Moest het schip uit het water worden gehaald, dan gebeurde dat op
een langshelling: een uit het water ophellende sleepbaan
met bovenaan een kaapstander (windas met verticale stand
van de draaispil), die door een paar mannen moest worden gedraaid.
Later kwamen er hellingwagens op rails en plaatste men
lieren.
De Dedemsvaartse scheepsbouw begon aan het Rak tegenover de
uitmonding van de Langewijk (eerste begin van de veenderij). Rond
1820 werden daar kleine scheepswerfjes opgericht, zoals die van
Holvast en Mol. Mol verhuisde later naar de zuidzijde van het
kanaal, tegenover villa Arriërend. Ook bekend uit die tijd was
blokmaker Padding, die houten katrollen maakte voor de
scheepstuigage.
Door de verplaatsing van de vervening naar het oosten en het
ontstaan van een dorpskern verplaatste ook de scheepsbouw zich.
Rond 1870 waren er vijf scheepswerven bekend: Holvast, Mol, Weener
(tegenover de Markt), Reuvers (aan de Langewijk tegenover de
katholieke kerk) en Siegers (aan de Langewijk). Later zijn onder
meer de scheepswerven Swankhuisen en Mittendorff opgericht.
Metalen schepen
Tegen het eind van de 19de eeuw deed de ijzeren scheepsbouw zijn
intrede. Mittendorff was de eerste scheepsbouwer die een vergunning
kreeg om ijzeren schepen te bouwen. Al spoedig volgden Mol en
Weener. De overige werfjes verdwenen omdat het onderhoud aan de nog
varende houten scheepjes zijn langste tijd gehad had.
Omstreeks 1900 kende het dorp nog drie scheepswerven die ijzeren
schepen bouwden: Peters, Mittendorff en Mol. Vanwege geluidshinder
voor omwonenden kreeg Mittendorff zelfs een klinkverbod. Dat werd
later herroepen, maar de werf had hierdoor belangrijke orders
gemist, één van de oorzaken van haar faillissement.
Scheepswerf Peters heeft zich na de sluiting van De Dedemsvaart
gevestigd in Kampen, waar het bedrijf anno 2012 nog steeds werkzaam
is. Mol werd, vanwege het ontbreken van een opvolger, overgenomen
door Geertman, later door Wierden, die woonarken bouwde. Deze
verdween ook door de sluiting van het kanaal.

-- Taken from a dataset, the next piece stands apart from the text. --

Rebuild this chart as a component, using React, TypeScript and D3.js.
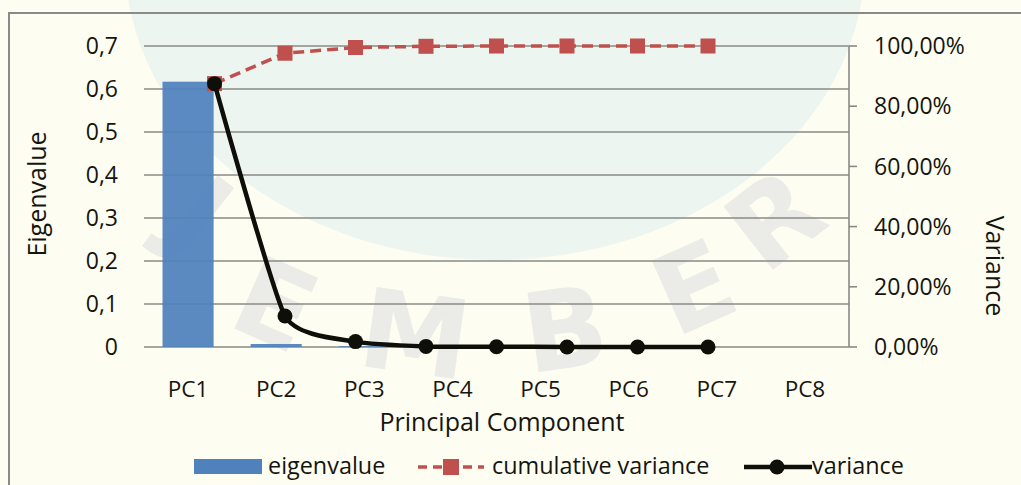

De Dedemsvaartse Onderlinge
Het kopen van een schip was ook vroeger een dure aangelegenheid. Geld lenen kon bij een vervener of een gegoede middenstander. Daar het risico van geld lenen groot was, besloten een paar Dedemvaartse geldschieters in 1860 tot het oprichten van een verzekeringsmaatschappij voor schepen. De gevraagde verzekeringssom was afhankelijk van de tonnage: een schip boven de 60 ton bijvoorbeeld moest verzekerd zijn voor 2000 gulden. Veel Dedemsvaartse schippers waren bij de Dedemsvaartsche Onderlinge Verzekering Maatschappij van IJzeren Schepen aangesloten, evenals schippers uit Kampen, Meppel, Zwartsluis en Hoogeveen. Met de sluiting van het kanaal in het vooruitzicht is de Onderlinge gefuseerd met de Eensgezindheid te Hasselt.
Varend erfgoed
Nog altijd varen er tjalken, aken en spitsen met klinkende namen als Roelofje, Salland, Janna en Johanna, ooit gebouwd op de Dedemsvaartse scheepswerven, over de Nederlandse wateren. Wat niet meer vaart, is het voormalige turfschip Avontuur, dat als museumschip de hedendaagse bezoekers uitnodigt een duik in de geschiedenis van De Dedemsvaart te maken. Maar dit schip is, jammer genoeg, niet in Dedemsvaart gebouwd.